To tackle this challenge and support children like Abenezer who struggle with reading, World Vision provided capacity-building schemes for school leaders and teachers. Then, the school established a reading park in the school to support children who are low readers in the classroom, and they bring those students to the parks, and Abenezer was one of them.
These reading parks are not a classroom or a library, but an open, welcoming space shaded by trees, filled with storybooks provided by World Vision and surrounded by benches where students gather after regular class hours to read, learn, and support each other. The children sit under the trees and read different storybooks to boost their reading skills. The introduction of the reading park at Abenezer’s school has brought a remarkable change in his reading ability and confidence.
With encouragement from his teachers and the relaxed atmosphere of the park, Abenezer began attending regularly. Abenezer’s teacher, Ms. Burtukan, noticed that he was struggling with reading “He was a quiet boy,” she says. “Every time we had a reading session, he would lose focus, and reading was very hard for him.”
There are two reading parks in the school. Abenezer attends the sessions after regular classes in one of the reading park groups. Each park brings together a group of 12 students who sit in a circle, holding a storybook they like and reading aloud one by one. “We support each other,” Abenezer says. “We read different storybooks in the park, and our teachers support us.”
Once struggling to recognise letters and feeling anxious about reading, Abenezer now reads independently and with passion. He has started recognising letters, sounding out words, and finally reading whole stories. “After I started attending the reading park sessions, I changed a lot. Now I can read different books on my own.” Abenezer says proudly. “I’m happy to come to school.”

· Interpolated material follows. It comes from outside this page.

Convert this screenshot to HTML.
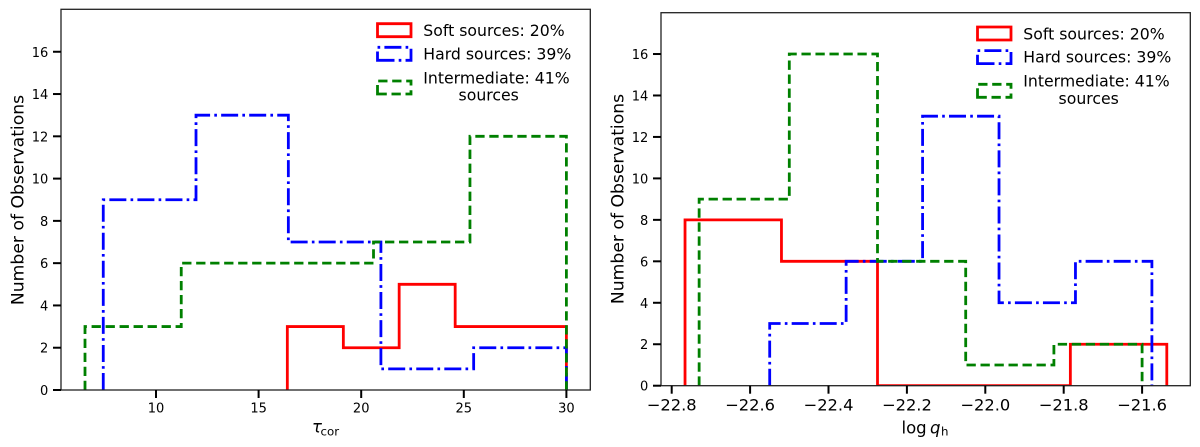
<!DOCTYPE html>
<html>
<head>
<meta charset="utf-8">
<style>
html,body{margin:0;padding:0;background:#fff;}
svg{display:block;}
text{font-family:"DejaVu Sans","Liberation Sans",sans-serif;fill:#000;}
</style>
</head>
<body>
<svg id="fig" xmlns="http://www.w3.org/2000/svg" width="1200" height="447" viewBox="0 0 1200 447">
  <defs>
    <clipPath id="clip-left"><rect x="61" y="9.3" width="529.3" height="380.7"/></clipPath>
    <clipPath id="clip-right"><rect x="661" y="12.7" width="529.3" height="373"/></clipPath>
  </defs>
  <g id="left-panel">
    <g id="left-marks" clip-path="url(#clip-left)"></g>
    <rect x="61" y="9.3" width="529.3" height="380.7" fill="none" stroke="#222" stroke-width="1.3"/>
    <g id="left-ticks"></g>
    <text transform="translate(23.5,200) rotate(-90)" text-anchor="middle" font-size="17.2">Number of Observations</text>
    <text x="312" y="432.7" font-size="16.5"><tspan font-style="italic">τ</tspan><tspan font-size="11.8" x="320.5" dy="2.7">cor</tspan></text>
    <g>
      <path d="M377.5 36.7H411V23.7H377.5Z" fill="none" stroke="#ff0000" stroke-width="2.8"/>
      <text x="423.3" y="36" font-size="15.7">Soft sources: 20%</text>
      <path d="M377.5 60.3H411V47.3H377.5Z" fill="none" stroke="#0000ff" stroke-width="2.8" stroke-dasharray="17 4.2 2.65 4.2"/>
      <text x="423.3" y="59.3" font-size="15.7">Hard sources: 39%</text>
      <path d="M377.5 94H411V81H377.5Z" fill="none" stroke="#008000" stroke-width="2.8" stroke-dasharray="9.3 4.7"/>
      <text x="423.3" y="83.3" font-size="15.7">Intermediate: 41%</text>
      <text x="488.7" y="100.7" font-size="15.7" text-anchor="middle">sources</text>
    </g>
  </g>
  <g id="right-panel">
    <g id="right-marks" clip-path="url(#clip-right)"></g>
    <rect x="661" y="12.7" width="529.3" height="373" fill="none" stroke="#222" stroke-width="1.3"/>
    <g id="right-ticks"></g>
    <text transform="translate(623.5,199) rotate(-90)" text-anchor="middle" font-size="17.2">Number of Observations</text>
    <text x="901.5" y="433.3" font-size="16.5">log<tspan font-style="italic" x="930">q</tspan><tspan font-size="11.8" x="941" dy="2.2">h</tspan></text>
    <g>
      <path d="M977.5 40H1011V27H977.5Z" fill="none" stroke="#ff0000" stroke-width="2.8"/>
      <text x="1023.3" y="39.3" font-size="15.7">Soft sources: 20%</text>
      <path d="M977.5 63.6H1011V50.6H977.5Z" fill="none" stroke="#0000ff" stroke-width="2.8" stroke-dasharray="17 4.2 2.65 4.2"/>
      <text x="1023.3" y="62.6" font-size="15.7">Hard sources: 39%</text>
      <path d="M977.5 97.3H1011V84.3H977.5Z" fill="none" stroke="#008000" stroke-width="2.8" stroke-dasharray="9.3 4.7"/>
      <text x="1023.3" y="86.6" font-size="15.7">Intermediate: 41%</text>
      <text x="1088.7" y="104" font-size="15.7" text-anchor="middle">sources</text>
    </g>
  </g>
</svg>
<script>
// Left panel data (tau_cor)
const leftSoftEdges = [16.4, 19.13, 21.85, 24.58, 27.3, 30];
const leftSoftCounts = [3, 2, 5, 3, 3];
const leftHardEdges = [7.43, 11.95, 16.45, 20.96, 25.48, 30];
const leftHardCounts = [9, 13, 7, 1, 2];
const leftMidEdges = [6.54, 11.23, 15.92, 20.6, 25.3, 30];
const leftMidCounts = [3, 6, 6, 7, 12];
const leftXTicks = [10, 15, 20, 25, 30];
const leftYTicks = [0, 2, 4, 6, 8, 10, 12, 14, 16];

// Right panel data (log q_h)
const rightSoftEdges = [-22.766, -22.52, -22.275, -22.03, -21.783, -21.537];
const rightSoftCounts = [8, 6, 0, 0, 2];
const rightHardEdges = [-22.55, -22.355, -22.16, -21.965, -21.77, -21.575];
const rightHardCounts = [3, 6, 13, 4, 6];
const rightMidEdges = [-22.73, -22.5, -22.275, -22.05, -21.825, -21.6];
const rightMidCounts = [9, 16, 6, 1, 2];
const rightXTicks = [-22.8, -22.6, -22.4, -22.2, -22.0, -21.8, -21.6];
const rightYTicks = [0, 2, 4, 6, 8, 10, 12, 14, 16];

const NS = 'http://www.w3.org/2000/svg';

// Axis functions
function leftX(v) { return 156 + (v - 10) * 20.52; }
function leftY(v) { return 390 - v * 21.14; }
function rightX(v) { return 671.7 + (v + 22.8) * 392; }
function rightY(v) { return 385.7 - v * 20.73; }

function drawStep(parent, edges, counts, xf, yf, color, dash, name) {
  let d = 'M' + xf(edges[0]).toFixed(2) + ' ' + yf(0).toFixed(2);
  counts.forEach(function (c, i) {
    d += 'V' + yf(c).toFixed(2) + 'H' + xf(edges[i + 1]).toFixed(2);
  });
  d += 'V' + yf(0).toFixed(2);
  const el = document.createElementNS(NS, 'path');
  
  
  el.setAttribute('d', d);
  el.setAttribute('fill', 'none');
  el.setAttribute('stroke', color);
  el.setAttribute('stroke-width', '2.8');
  if (dash) el.setAttribute('stroke-dasharray', dash);
  parent.appendChild(el);
}

function drawTicks(parent, xTicks, yTicks, xf, yf, xLabel, xFont, xBase, axisLeft, axisBottom) {
  xTicks.forEach(function (t) {
    const ln = document.createElementNS(NS, 'line');
    
    
    ln.setAttribute('x1', xf(t));
    ln.setAttribute('x2', xf(t));
    ln.setAttribute('y1', axisBottom);
    ln.setAttribute('y2', axisBottom + 8);
    ln.setAttribute('stroke', '#000');
    ln.setAttribute('stroke-width', '2');
    parent.appendChild(ln);
    const tx = document.createElementNS(NS, 'text');
    
    
    tx.setAttribute('x', xf(t));
    tx.setAttribute('y', xBase);
    tx.setAttribute('text-anchor', 'middle');
    tx.setAttribute('font-size', xFont);
    tx.textContent = xLabel(t);
    parent.appendChild(tx);
  });
  yTicks.forEach(function (t) {
    const ln = document.createElementNS(NS, 'line');
    
    
    ln.setAttribute('x1', axisLeft - 8);
    ln.setAttribute('x2', axisLeft);
    ln.setAttribute('y1', yf(t));
    ln.setAttribute('y2', yf(t));
    ln.setAttribute('stroke', '#000');
    ln.setAttribute('stroke-width', '2');
    parent.appendChild(ln);
    const tx = document.createElementNS(NS, 'text');
    
    
    tx.setAttribute('x', axisLeft - 12.7);
    tx.setAttribute('y', yf(t) + 5);
    tx.setAttribute('text-anchor', 'end');
    tx.setAttribute('font-size', '13');
    tx.textContent = String(t);
    parent.appendChild(tx);
  });
}

const DASHDOT = '17 4.2 2.65 4.2';
const DASHED = '9.3 4.7';

const lm = document.getElementById('left-marks');
drawStep(lm, leftSoftEdges, leftSoftCounts, leftX, leftY, '#ff0000', null, 'left-soft-sources-histogram');
drawStep(lm, leftHardEdges, leftHardCounts, leftX, leftY, '#0000ff', DASHDOT, 'left-hard-sources-histogram');
drawStep(lm, leftMidEdges, leftMidCounts, leftX, leftY, '#008000', DASHED, 'left-intermediate-sources-histogram');

const rm = document.getElementById('right-marks');
drawStep(rm, rightSoftEdges, rightSoftCounts, rightX, rightY, '#ff0000', null, 'right-soft-sources-histogram');
drawStep(rm, rightHardEdges, rightHardCounts, rightX, rightY, '#0000ff', DASHDOT, 'right-hard-sources-histogram');
drawStep(rm, rightMidEdges, rightMidCounts, rightX, rightY, '#008000', DASHED, 'right-intermediate-sources-histogram');

drawTicks(document.getElementById('left-ticks'), leftXTicks, leftYTicks, leftX, leftY,
  function (t) { return String(t); }, '13', 412.7, 61, 390);
drawTicks(document.getElementById('right-ticks'), rightXTicks, rightYTicks, rightX, rightY,
  function (t) { return '\u2212' + Math.abs(t).toFixed(1); }, '16.3', 410.7, 661, 385.7);
</script>
</body>
</html>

Ms. Burtukan, the reading park facilitator and language teacher in the school, is one of the witnesses to the change of Abenezer. She supports children in the reading park to read words and books. “I am amused by Abenezer's change, he is one of the transformed students from non-reader to active reader within in short time”, she says with a smile. “Abenezer is now one of the best readers in his class. The reading park helped him so much.”
The reading park does not limit the students to staying at the park to read, but it also provides an opportunity for children to borrow books. “I borrow books to take home to practice in the evening with the help of my family,” Abeneze says. While Abenezer asked about his aspiration, “I want to be a doctor,” he says with determination.
The reading park for students like Abenezer is more than just an outdoor classroom. They are places of transformation where fear gives way to confidence, and where a love of learning takes root under the open sky.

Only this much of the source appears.